The windows of these houses are what caught my attention.  Though all of them are made of wood, each one appears to have been designed in a different and unique manner.
The markets here are flooded with goods, both Indian and Chinese makes of almost everything. Daman offers accommodation options to suit everyone. There are options for the budgeted traveller, businessman as well as those willing to shell out more for luxuries. In terms of food too, there is something for everyone. North Indian, South Indian, Moghlai, Gujarati food, take your pick. Sadly, Daman does not seem to have anything special to offer by way of its own particular cuisine.
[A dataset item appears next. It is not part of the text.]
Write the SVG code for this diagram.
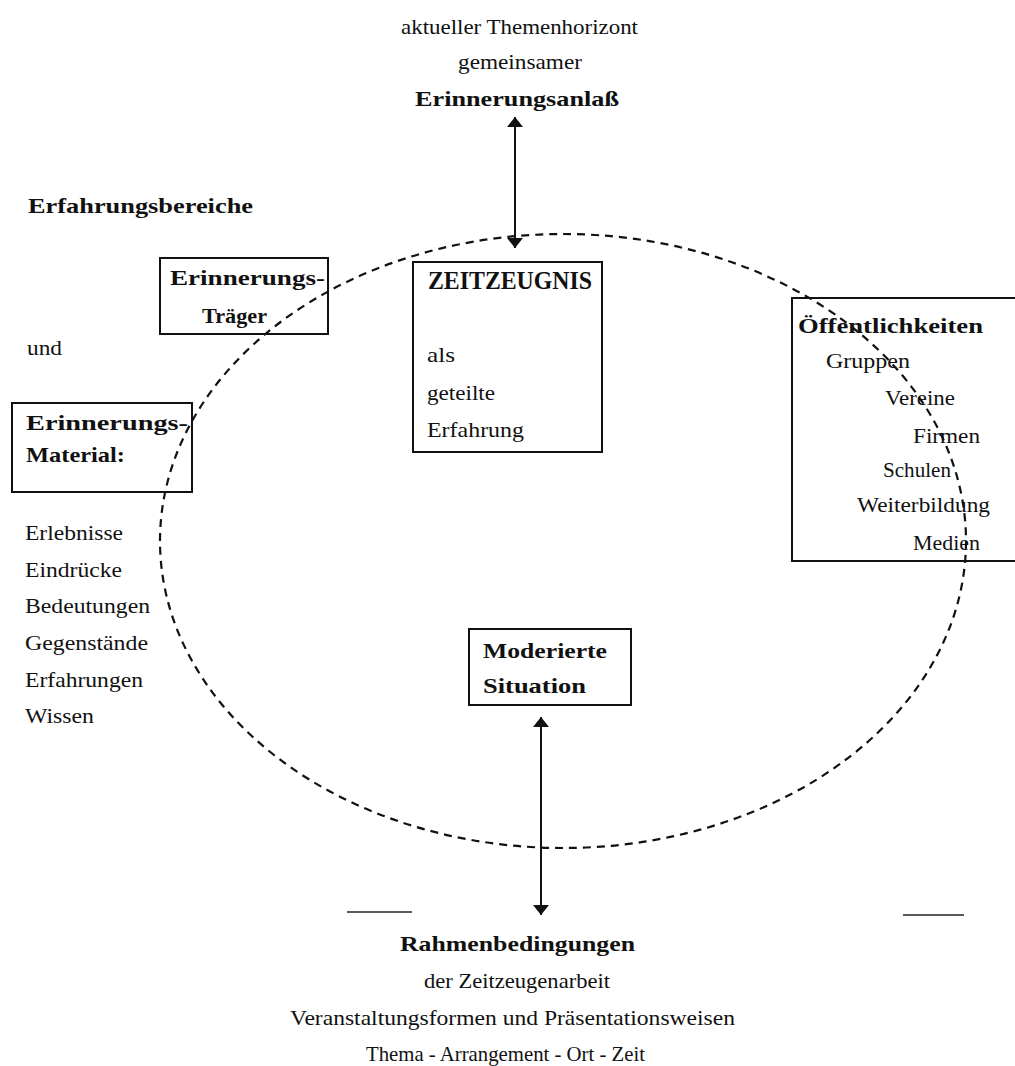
<svg xmlns="http://www.w3.org/2000/svg" width="1015" height="1066" viewBox="0 0 1015 1066">
<style>
text{font-family:"Liberation Serif","Times New Roman",serif;fill:#111;}
.r{font-size:21px;}
.b{font-size:22px;font-weight:bold;}
.big{font-size:25px;font-weight:bold;}
.box{fill:none;stroke:#111;stroke-width:2;}
.arrow{stroke:#111;stroke-width:2;fill:none;marker-start:url(#ah);marker-end:url(#ah);}
.ell{fill:none;stroke:#111;stroke-width:2.2;stroke-dasharray:8 6;}
.rule{stroke:#222;stroke-width:1.3;}
</style>
<defs>
<marker id="ah" viewBox="0 0 10 16" markerWidth="10" markerHeight="16" refX="10" refY="8" orient="auto-start-reverse" markerUnits="userSpaceOnUse">
<path d="M0,0 L10,8 L0,16 z" fill="#111"/>
</marker>
</defs>
<rect width="1015" height="1066" fill="#fff"/>

<g id="anlass">
<text class="r" x="401" y="34" textLength="237" lengthAdjust="spacingAndGlyphs">aktueller Themenhorizont</text>
<text class="r" x="458" y="69" textLength="124" lengthAdjust="spacingAndGlyphs">gemeinsamer</text>
<text class="b" x="415" y="106" textLength="204" lengthAdjust="spacingAndGlyphs">Erinnerungsanlaß</text>
</g>

<g id="erfahrungsbereiche">
<text class="b" x="28" y="213" textLength="225" lengthAdjust="spacingAndGlyphs">Erfahrungsbereiche</text>
<text class="r" x="27" y="355" textLength="35" lengthAdjust="spacingAndGlyphs">und</text>
</g>

<g id="traeger">
<rect class="box" x="160" y="258" width="168" height="76"/>
<text class="b" x="170" y="285" textLength="155" lengthAdjust="spacingAndGlyphs">Erinnerungs-</text>
<text class="b" x="202" y="323" textLength="65" lengthAdjust="spacingAndGlyphs">Träger</text>
</g>

<g id="material">
<rect class="box" x="12" y="403" width="180" height="89"/>
<text class="b" x="26" y="430" textLength="162" lengthAdjust="spacingAndGlyphs">Erinnerungs-</text>
<text class="b" x="26" y="462" textLength="99" lengthAdjust="spacingAndGlyphs">Material:</text>
</g>

<g id="materialliste">
<text class="r" x="25" y="540" textLength="98" lengthAdjust="spacingAndGlyphs">Erlebnisse</text>
<text class="r" x="25" y="577" textLength="97" lengthAdjust="spacingAndGlyphs">Eindrücke</text>
<text class="r" x="25" y="613" textLength="125" lengthAdjust="spacingAndGlyphs">Bedeutungen</text>
<text class="r" x="25" y="650" textLength="123" lengthAdjust="spacingAndGlyphs">Gegenstände</text>
<text class="r" x="25" y="687" textLength="118" lengthAdjust="spacingAndGlyphs">Erfahrungen</text>
<text class="r" x="25" y="723" textLength="69" lengthAdjust="spacingAndGlyphs">Wissen</text>
</g>

<g id="zeitzeugnis">
<rect class="box" x="413" y="262" width="189" height="190"/>
<text class="big" x="428" y="289" textLength="164" lengthAdjust="spacingAndGlyphs">ZEITZEUGNIS</text>
<text class="r" x="427" y="362" textLength="28" lengthAdjust="spacingAndGlyphs">als</text>
<text class="r" x="427" y="400" textLength="68" lengthAdjust="spacingAndGlyphs">geteilte</text>
<text class="r" x="427" y="437" textLength="97" lengthAdjust="spacingAndGlyphs">Erfahrung</text>
</g>

<g id="oeffentlichkeiten">
<rect class="box" x="792" y="298" width="240" height="263"/>
<text class="b" x="798" y="333" textLength="185" lengthAdjust="spacingAndGlyphs">Öffentlichkeiten</text>
<text class="r" x="826" y="368" textLength="84" lengthAdjust="spacingAndGlyphs">Gruppen</text>
<text class="r" x="885" y="405" textLength="70" lengthAdjust="spacingAndGlyphs">Vereine</text>
<text class="r" x="913" y="443" textLength="67" lengthAdjust="spacingAndGlyphs">Firmen</text>
<text class="r" x="883" y="477" textLength="68" lengthAdjust="spacingAndGlyphs">Schulen</text>
<text class="r" x="857" y="512" textLength="133" lengthAdjust="spacingAndGlyphs">Weiterbildung</text>
<text class="r" x="913" y="550" textLength="67" lengthAdjust="spacingAndGlyphs">Medien</text>
</g>

<g id="moderierte">
<rect class="box" x="469" y="629" width="162" height="76"/>
<text class="b" x="483" y="658" textLength="124" lengthAdjust="spacingAndGlyphs">Moderierte</text>
<text class="b" x="483" y="693" textLength="103" lengthAdjust="spacingAndGlyphs">Situation</text>
</g>

<g id="rahmen">
<text class="b" x="400" y="951" textLength="235" lengthAdjust="spacingAndGlyphs">Rahmenbedingungen</text>
<text class="r" x="424" y="988" textLength="186" lengthAdjust="spacingAndGlyphs">der Zeitzeugenarbeit</text>
<text class="r" x="290" y="1025" textLength="445" lengthAdjust="spacingAndGlyphs">Veranstaltungsformen und Präsentationsweisen</text>
<text class="r" x="366" y="1061" textLength="279" lengthAdjust="spacingAndGlyphs">Thema - Arrangement - Ort - Zeit</text>
</g>

<g id="zeitzeugnis-kreis">
<ellipse class="ell" cx="563" cy="541" rx="403" ry="307"/>
</g>

<g id="connectors">
<line class="arrow" x1="515" y1="117" x2="515" y2="248"/>
<line class="arrow" x1="541" y1="717" x2="541" y2="915"/>
<line class="rule" x1="347" y1="912" x2="412" y2="912"/>
<line class="rule" x1="903" y1="915" x2="964" y2="915"/>
</g>
</svg>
There are mini buses, taxis and rickshaws which cater to travel needs within Daman, other than the private vehicles. But they leave from various locations across Daman. There is no common point for public transport here. Daman is so small that you can view all the sights here in two days.
Most travel websites talk about Daman and Diu together. I guess this is so because of long-ago history lessons in which we learned to speak of Goa, Daman and Diu in the same breath. I too made the mistake of assuming that Daman and Diu were near each other on the map. In reality, you have to undergo a ten-hour journey just to reach Diu from Daman by road or rail transport. So don’t be fooled the way I was into thinking I could tackle both places on the same trip.
As for how I got here, I alighted at Vapi and got in a shared taxi, which took me to Nani Daman.
Daman is very close to Vapi railway station. Outside the station there are shared taxis which charge Rs 20 per head, rickshaws which charge Rs 150 for a special trip and Gujarat State Transport buses. I don’t know the price of the bus ticket. One can reach Daman by road, rail and air as a mode of transport.
So do plan a trip to Daman. There is much to see and do here.